Connie’s notes
The subtle heat of the stew is derived from two ingredients. The first is ginger juice and the second is chili flakes. Bottled ginger sauce was used here (check your Asian grocery) but, if you don’t have it, just use freshly grated ginger with the juice.
To give the stew a lovely citrusy and piney aroma, there’s rosemary. I used two sprigs which I stripped (the stems were discarded). If using dried rosemary, you may optionally soak the herb in a little oil for a few minutes to soften before using.
Balsamic vinegar gives the stew a beautiful flavor and deep color. You don’t need a lot. Two tablespoons are quite enough. Overdo it and the stew will turn an unattractive shade of brown.
We use Korean chili flakes for any dish that requires chili flakes. They are sweetish and the heat is quite mild. More than adding flavor to the stew, chili flakes also balances the brownish color of Balsamic vinegar and gives the dish a light reddish tint.
You’ll need cooking apples for this dish — the kind that won’t liquefy during the hour-long cooking time. Granny Smith apples were used here (because they were what we had); Washington, Gala and Fuji apples will yield just as good results. Note, however, that if you use tart apples, you’ll need to add more sugar to the cooking liquid to balance the flavors.
The actual cooking time depends on the quality of the meat and the thickness of the slices. If the liquid runs dry before the pork is done, pour in water, a quarter cup at a time. Taste the sauce occasionally too and adjust the seasonings, if needed. You may need to add sugar if the apples you used are on the tart side.
There will be very little sauce by the time is dish is cooked. And what little sauce there is should be thick. If that’s what you’re seeing, then, you cooked the dish right. It’s a stew, not a soup, after all.
Ingredients
- 800 grams pork baby back ribs (about 1.7 pounds) cut between the bones
- 1 ½ tablespoons lemon pepper seasoning
- ¼ cup all-purpose flour
- 3 tablespoons butter
- 2 onions peeled and thinly sliced
- 2 cooking apples peeled and diced
- 2 sprigs rosemary stripped and stems discarded
- 1 tablespoon ginger sauce or one tablespoon grated ginger with the juice
- 2 tablespoons Balsamic vinegar
- 1 tablespoon chili flakes
- salt to taste
- sugar to taste
Instructions
- Dry the ribs with a kitchen towel then toss with lemon pepper seasoning. Place in a covered bowl and marinate overnight in the fridge.
- Dredge the ribs in flour and shake off the excess.
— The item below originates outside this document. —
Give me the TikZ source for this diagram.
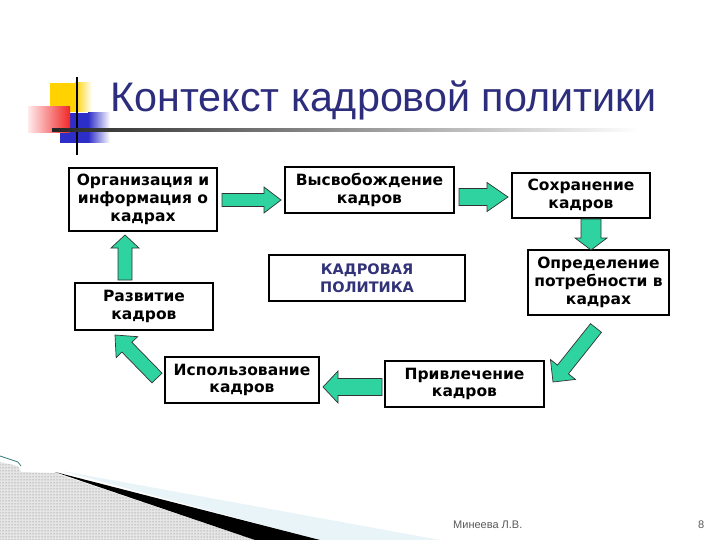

- Melt the butter in a thick-bottomed pan and brown the floured ribs.
- Add the sliced onions, stir, and leave for a minute or so until the onion slices start to soften.

- Stir in the diced apples.
- Stir the ginger sauce in a cup of water and pour over the pork and apples.

- Sprinkle in the rosemary.
- Pour in the Balsamic vinegar.

- Sprinkle in the chili flakes.
- Bring to the boil, cover, lower the heat and simmer the pork and apples until the meat is tender and the sauce has reduced and thickened.